Problem to work on: Below is a listing to write out in full, exactly as given, without its pictures.

Provided data:
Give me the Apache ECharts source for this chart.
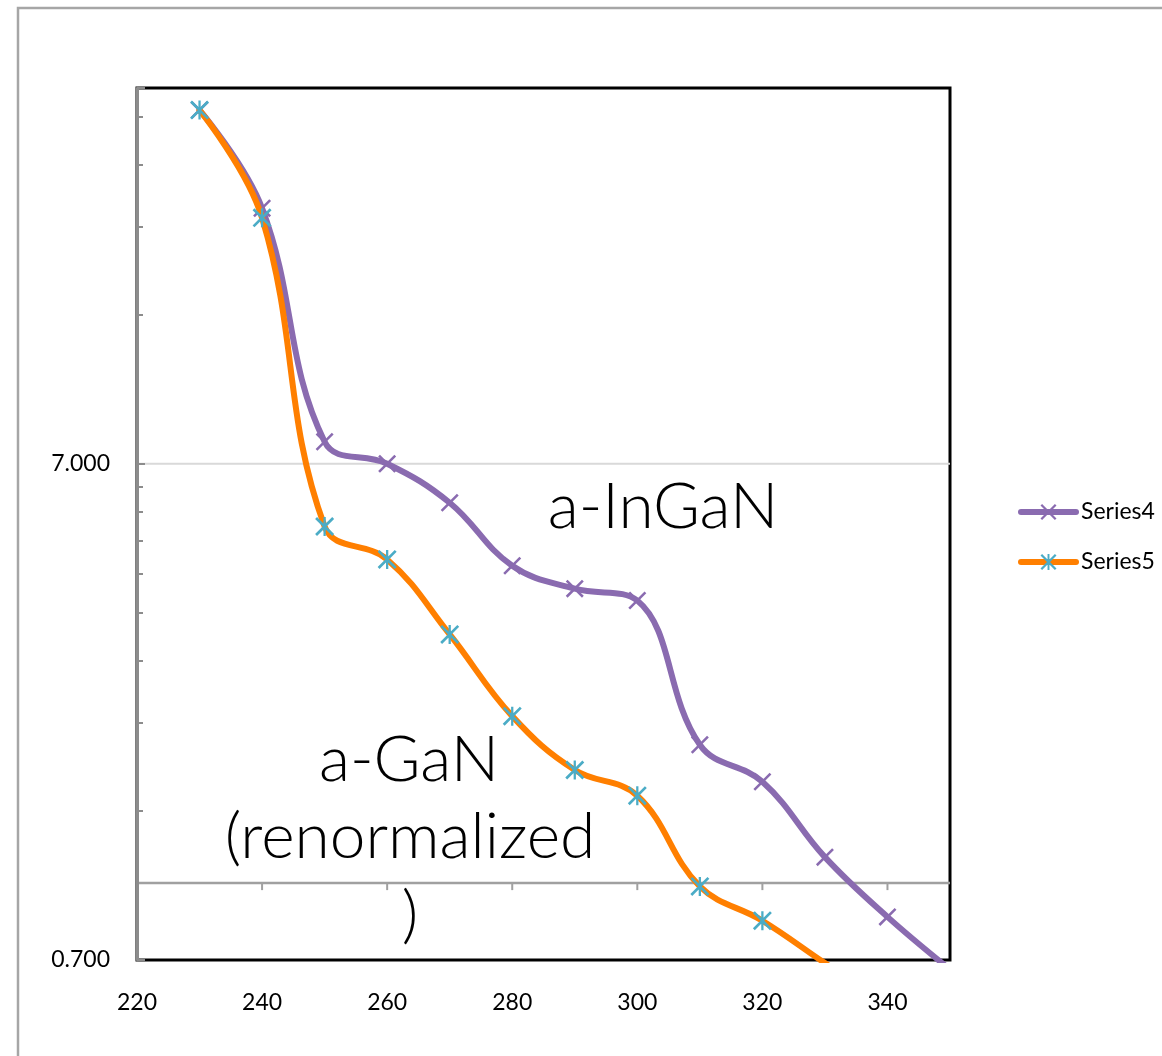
<!DOCTYPE html>
<html><head><meta charset="utf-8">
<script src="https://cdn.jsdelivr.net/npm/echarts@6/dist/echarts.min.js"></script>
<style>html,body{margin:0;padding:0;background:#fff}#c{width:1162px;height:1056px}</style>
</head><body><div id="c"></div>
<script>
const xValues = [230,240,250,260,270,280,290,300,310,320,330,340,350];
const series4 = [36.1,22.9,7.75,7.0,5.84,4.36,3.92,3.71,1.90,1.60,1.128,0.855,0.67];
const series5 = [36.1,21.9,5.23,4.49,3.17,2.17,1.69,1.50,0.985,0.84,0.69,0.57,null];
const seriesNames = ['Series4','Series5'];
const xMin = 220, xMax = 350, xInterval = 20;
const yMin = 0.7, yMax = 40;
const yMajorTicks = [0.7, 7, 40];
const yLabelValues = [0.7, 7];
const yGridValues = [7];
const yMinorTicks = [1.4,2.1,2.8,3.5,4.2,4.9,5.6,6.3,14,21,28,35];
const crossAxisValue = 1;
const crossAxisTicks = [240,260,280,300,320,340];
const annotations = [
  {text:'a-InGaN', x:663, y:507},
  {text:'a-GaN', x:409, y:760},
  {text:'(renormalized', x:410, y:837},
  {text:')', x:410, y:915}
];

const FONT = 'Lato, "Open Sans", sans-serif';
const xPath = 'path://M0,2L2,0L20,18L18,20Z M18,0L20,2L2,20L0,18Z';
const starPath = 'path://M0,2L2,0L20,18L18,20Z M18,0L20,2L2,20L0,18Z M8.8,0L11.2,0L11.2,20L8.8,20Z';

const chart = echarts.init(document.getElementById('c'), null, {renderer:'canvas'});
const pair = (arr) => xValues.map((x,i)=>[x, arr[i]]);
chart.setOption({
  backgroundColor:'#fff',
  animation:false,
  graphic:[
    {type:'rect', shape:{x:18,y:8,width:1400,height:1300}, style:{fill:'none', stroke:'#a6a6a6', lineWidth:2.5}, z:-10}
  ].concat(annotations.map(a=>({type:'text', x:a.x, y:a.y, z:50,
      style:{text:a.text, fill:'#000', font:'300 64px '+FONT, align:'center', verticalAlign:'middle'}}))),
  legend:{
    data:seriesNames, orient:'vertical', left:1018, top:500, padding:0,
    itemWidth:55, itemHeight:20, itemGap:26,
    lineStyle:{width:6, cap:'round'},
    textStyle:{fontSize:23, fontFamily:FONT, color:'#000', lineHeight:24}
  },
  grid:{left:137, right:212, top:88, bottom:96, show:true, borderColor:'#000', borderWidth:3, backgroundColor:'#fff'},
  xAxis:{type:'value', min:xMin, max:xMax, interval:xInterval,
    axisLine:{show:false}, axisTick:{show:false}, splitLine:{show:false},
    axisLabel:{fontSize:23, fontFamily:FONT, color:'#000', margin:31, showMaxLabel:false}
  },
  yAxis:[
    {type:'log', logBase:10, min:yMin, max:yMax,
      axisLine:{show:true, lineStyle:{color:'#8c8c8c', width:3}},
      axisTick:{show:true, inside:true, length:8, customValues:yMajorTicks, lineStyle:{color:'#8c8c8c', width:2}},
      axisLabel:{customValues:yLabelValues, fontSize:23, fontFamily:FONT, color:'#000', margin:27,
        formatter:(v)=>Number(v).toFixed(3)},
      splitLine:{show:false},
      z:5
    },
    {type:'log', logBase:10, min:yMin, max:yMax, position:'left', offset:0,
      axisLine:{show:false}, axisLabel:{show:false}, splitLine:{show:false},
      axisTick:{show:true, inside:true, length:6, customValues:yMinorTicks, lineStyle:{color:'#8c8c8c', width:2}},
      z:5
    }
  ],
  series:[
    {type:'custom', name:'gridLines', xAxisIndex:0, yAxisIndex:0, silent:true, z:1,
      data:yGridValues.map(v=>[xMin, v]),
      renderItem:(params, api)=>{
        const cs = params.coordSys;
        const p = api.coord([api.value(0), api.value(1)]);
        return {type:'line', shape:{x1:cs.x, y1:p[1], x2:cs.x+cs.width, y2:p[1]}, style:{stroke:'#d9d9d9', lineWidth:2}};
      }
    },
    {type:'custom', name:'crossAxis', xAxisIndex:0, yAxisIndex:0, silent:true, z:1,
      data:[[xMin, crossAxisValue]],
      renderItem:(params, api)=>{
        const cs = params.coordSys;
        const p = api.coord([api.value(0), api.value(1)]);
        return {type:'line', shape:{x1:cs.x, y1:p[1], x2:cs.x+cs.width, y2:p[1]}, style:{stroke:'#a0a0a0', lineWidth:2.5}};
      }
    },
    {type:'custom', name:'crossTicks', xAxisIndex:0, yAxisIndex:0, silent:true, z:1,
      data:crossAxisTicks.map(x=>[x, crossAxisValue]),
      renderItem:(params, api)=>{
        const p = api.coord([api.value(0), api.value(1)]);
        return {type:'line', shape:{x1:p[0], y1:p[1], x2:p[0], y2:p[1]+7}, style:{stroke:'#a0a0a0', lineWidth:2}};
      }
    },
    {name:seriesNames[0], type:'line', data:pair(series4), smooth:0.4, symbol:xPath, symbolSize:18,
      lineStyle:{color:'#8a6bb0', width:6, cap:'round', join:'round'}, itemStyle:{color:'#8a6bb0'}, clip:true, z:3},
    {name:seriesNames[1], type:'line', data:pair(series5), smooth:0.4, symbol:starPath, symbolSize:19,
      lineStyle:{color:'#ff7f00', width:6, cap:'round', join:'round'}, itemStyle:{color:'#4bacc6'}, clip:true, z:4}
  ]
});
</script></body></html>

Reply:
Give me the Apache ECharts source for this chart.
<!DOCTYPE html>
<html><head><meta charset="utf-8">
<script src="https://cdn.jsdelivr.net/npm/echarts@6/dist/echarts.min.js"></script>
<style>html,body{margin:0;padding:0;background:#fff}#c{width:1162px;height:1056px}</style>
</head><body><div id="c"></div>
<script>
const xValues = [230,240,250,260,270,280,290,300,310,320,330,340,350];
const series4 = [36.1,22.9,7.75,7.0,5.84,4.36,3.92,3.71,1.90,1.60,1.128,0.855,0.67];
const series5 = [36.1,21.9,5.23,4.49,3.17,2.17,1.69,1.50,0.985,0.84,0.69,0.57,null];
const seriesNames = ['Series4','Series5'];
const xMin = 220, xMax = 350, xInterval = 20;
const yMin = 0.7, yMax = 40;
const yMajorTicks = [0.7, 7, 40];
const yLabelValues = [0.7, 7];
const yGridValues = [7];
const yMinorTicks = [1.4,2.1,2.8,3.5,4.2,4.9,5.6,6.3,14,21,28,35];
const crossAxisValue = 1;
const crossAxisTicks = [240,260,280,300,320,340];
const annotations = [
  {text:'a-InGaN', x:663, y:507},
  {text:'a-GaN', x:409, y:760},
  {text:'(renormalized', x:410, y:837},
  {text:')', x:410, y:915}
];

const FONT = 'Lato, "Open Sans", sans-serif';
const xPath = 'path://M0,2L2,0L20,18L18,20Z M18,0L20,2L2,20L0,18Z';
const starPath = 'path://M0,2L2,0L20,18L18,20Z M18,0L20,2L2,20L0,18Z M8.8,0L11.2,0L11.2,20L8.8,20Z';

const chart = echarts.init(document.getElementById('c'), null, {renderer:'canvas'});
const pair = (arr) => xValues.map((x,i)=>[x, arr[i]]);
chart.setOption({
  backgroundColor:'#fff',
  animation:false,
  graphic:[
    {type:'rect', shape:{x:18,y:8,width:1400,height:1300}, style:{fill:'none', stroke:'#a6a6a6', lineWidth:2.5}, z:-10}
  ].concat(annotations.map(a=>({type:'text', x:a.x, y:a.y, z:50,
      style:{text:a.text, fill:'#000', font:'300 64px '+FONT, align:'center', verticalAlign:'middle'}}))),
  legend:{
    data:seriesNames, orient:'vertical', left:1018, top:500, padding:0,
    itemWidth:55, itemHeight:20, itemGap:26,
    lineStyle:{width:6, cap:'round'},
    textStyle:{fontSize:23, fontFamily:FONT, color:'#000', lineHeight:24}
  },
  grid:{left:137, right:212, top:88, bottom:96, show:true, borderColor:'#000', borderWidth:3, backgroundColor:'#fff'},
  xAxis:{type:'value', min:xMin, max:xMax, interval:xInterval,
    axisLine:{show:false}, axisTick:{show:false}, splitLine:{show:false},
    axisLabel:{fontSize:23, fontFamily:FONT, color:'#000', margin:31, showMaxLabel:false}
  },
  yAxis:[
    {type:'log', logBase:10, min:yMin, max:yMax,
      axisLine:{show:true, lineStyle:{color:'#8c8c8c', width:3}},
      axisTick:{show:true, inside:true, length:8, customValues:yMajorTicks, lineStyle:{color:'#8c8c8c', width:2}},
      axisLabel:{customValues:yLabelValues, fontSize:23, fontFamily:FONT, color:'#000', margin:27,
        formatter:(v)=>Number(v).toFixed(3)},
      splitLine:{show:false},
      z:5
    },
    {type:'log', logBase:10, min:yMin, max:yMax, position:'left', offset:0,
      axisLine:{show:false}, axisLabel:{show:false}, splitLine:{show:false},
      axisTick:{show:true, inside:true, length:6, customValues:yMinorTicks, lineStyle:{color:'#8c8c8c', width:2}},
      z:5
    }
  ],
  series:[
    {type:'custom', name:'gridLines', xAxisIndex:0, yAxisIndex:0, silent:true, z:1,
      data:yGridValues.map(v=>[xMin, v]),
      renderItem:(params, api)=>{
        const cs = params.coordSys;
        const p = api.coord([api.value(0), api.value(1)]);
        return {type:'line', shape:{x1:cs.x, y1:p[1], x2:cs.x+cs.width, y2:p[1]}, style:{stroke:'#d9d9d9', lineWidth:2}};
      }
    },
    {type:'custom', name:'crossAxis', xAxisIndex:0, yAxisIndex:0, silent:true, z:1,
      data:[[xMin, crossAxisValue]],
      renderItem:(params, api)=>{
        const cs = params.coordSys;
        const p = api.coord([api.value(0), api.value(1)]);
        return {type:'line', shape:{x1:cs.x, y1:p[1], x2:cs.x+cs.width, y2:p[1]}, style:{stroke:'#a0a0a0', lineWidth:2.5}};
      }
    },
    {type:'custom', name:'crossTicks', xAxisIndex:0, yAxisIndex:0, silent:true, z:1,
      data:crossAxisTicks.map(x=>[x, crossAxisValue]),
      renderItem:(params, api)=>{
        const p = api.coord([api.value(0), api.value(1)]);
        return {type:'line', shape:{x1:p[0], y1:p[1], x2:p[0], y2:p[1]+7}, style:{stroke:'#a0a0a0', lineWidth:2}};
      }
    },
    {name:seriesNames[0], type:'line', data:pair(series4), smooth:0.4, symbol:xPath, symbolSize:18,
      lineStyle:{color:'#8a6bb0', width:6, cap:'round', join:'round'}, itemStyle:{color:'#8a6bb0'}, clip:true, z:3},
    {name:seriesNames[1], type:'line', data:pair(series5), smooth:0.4, symbol:starPath, symbolSize:19,
      lineStyle:{color:'#ff7f00', width:6, cap:'round', join:'round'}, itemStyle:{color:'#4bacc6'}, clip:true, z:4}
  ]
});
</script></body></html>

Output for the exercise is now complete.